A week later, I invited a few friends to share my discovery. “You won’t believe it,” I told them. “Wait until you see how amazing this lake is.” This time we drove there, approaching the lake by the nearest access road. Then, walking quickly, we climbed the hill. As we stood there, looking over the clear water, I could feel my excitement mounting, but to my surprise and disappointment, my friends were not impressed. “What, that’s it? You’re so excited by this little lake,” they said. “Don’t you know that just a kilometer away from here, there’s a huge water reservoir right in the middle of the dunes? What’s so special about this tiny lake?” I tried to explain to them how special the place was to me, but to no avail. Since then, I have brought other people to the lake, but discover each time that I am unable to recreate that same sense of excitement among others, and the interest in the lake stops with me.

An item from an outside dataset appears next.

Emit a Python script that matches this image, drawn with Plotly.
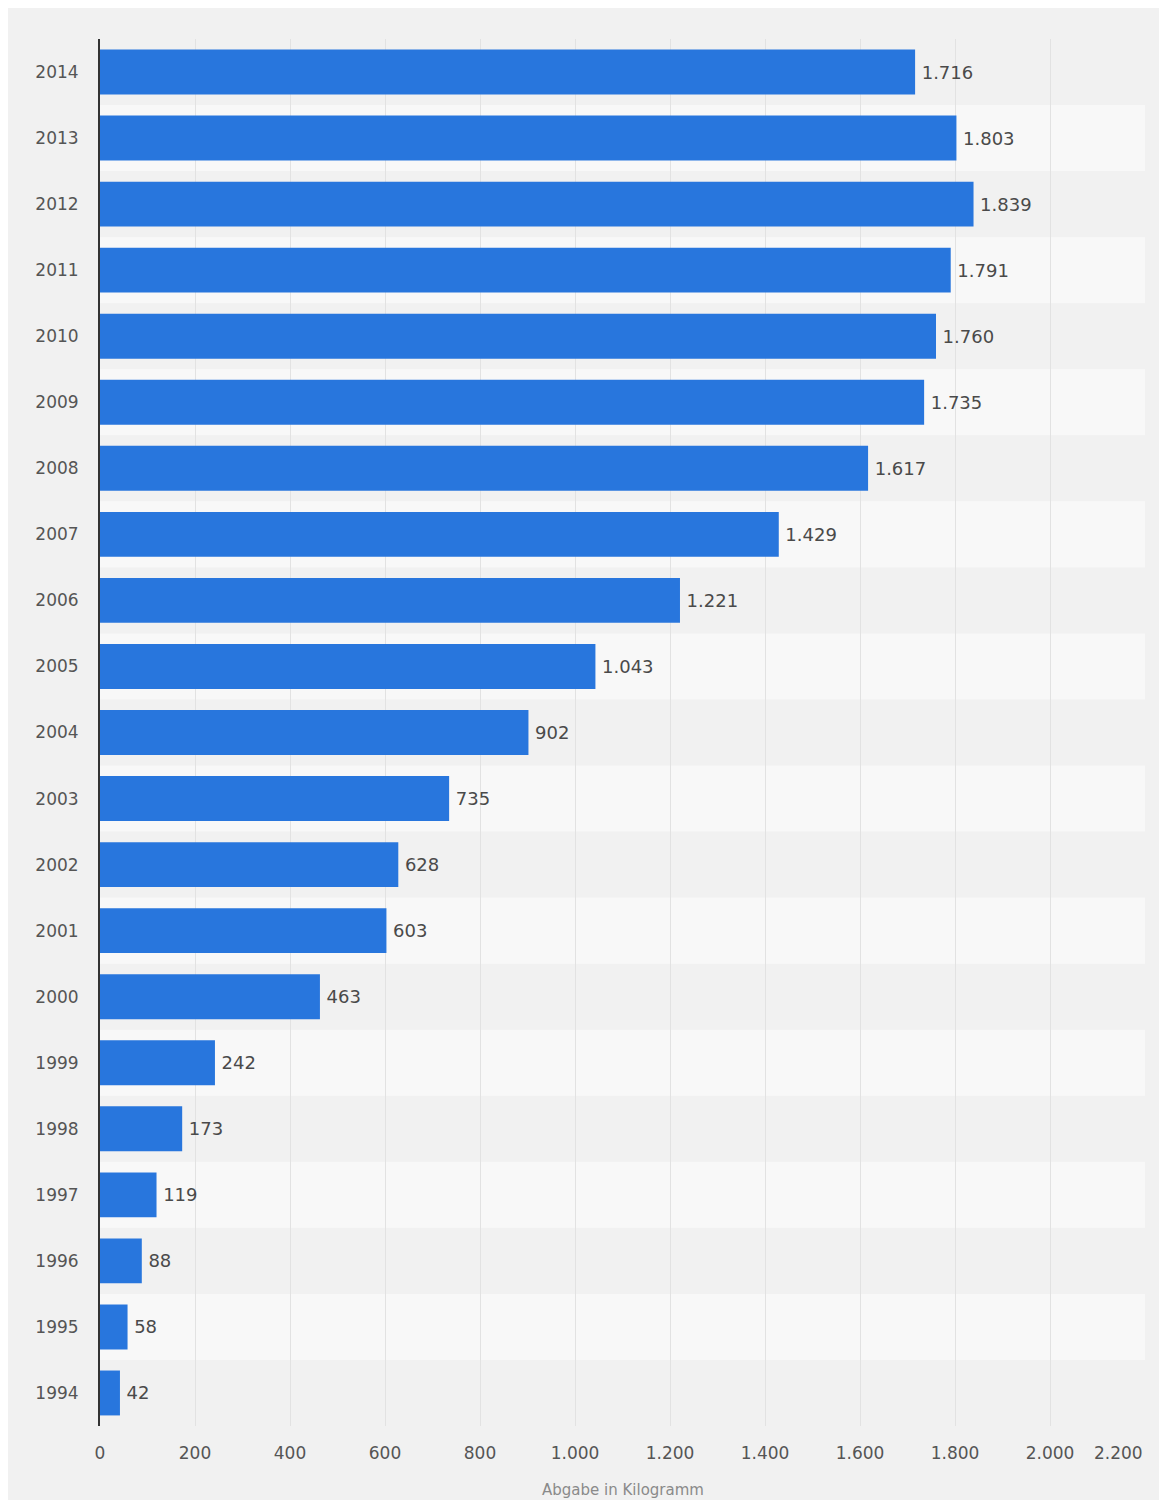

This story epitomizes what happens during the learning process. Learning is a story of searching, discovery, of a great excitement and intimacy—all of which are difficult to convey to others.

I believe that all learning is the discovery of something new. The experience of discovery, the moment when something new is discovered—to find a plant that I have been seeking for a long time, to come across a book I have never seen before, or any other discovery, whether about the world or about myself—is one of the most powerful and moving experiences there is.

Yaacov Hecht

The challenge is to bring that sense of discovery into the classroom. Vijay always urged us to take the students out of the classroom and we have a camp program, and an Outdoor Education Program, which does this. My wish has been to bring the learning which happens on “Outward Bound” courses into my classroom experience. To facilitate that natural learning which flows from doing something and receiving an immediate response or consequence, which results in a discovery.

Drama has been used effectively to help students realize truths about themselves. I believe Michael Funder helped students write scripts using characters like themselves so that in playing themselves they had to experience some sort of reality check. With a group of boys I did the play “Twelve Angry Men” and cast them according to character traits I wanted them to look at. I am told they still talk about it.

For every child I think there is the possibility of finding a trigger that will change, redirect or motivate them. Here in this school we have teachers with a variety of skills and it is important for you to contribute in a way that is right for you.

What I would like is for you to pool these skills and work in groups to see if you can come up with a plan of action for two students which might redirect their energies in a more positive way. I think that just the act of focusing on them, as I have suggested, will help them, but I am sure we can go further than that.

About the Author

Neil Rasmussen

Neil Rasmussen spent over 20 years as The School of Total Education’s senior Art and Drama teacher and made an outstanding contribution to the life of the School and its students. He directed over 40 plays and musicals with secondary students. After retiring from full-time teaching, Neil has continued at the School as a part-time Senior Art teacher.

This article was published in SOTE News for Term 1, 2012. (Published on web site: May 2012).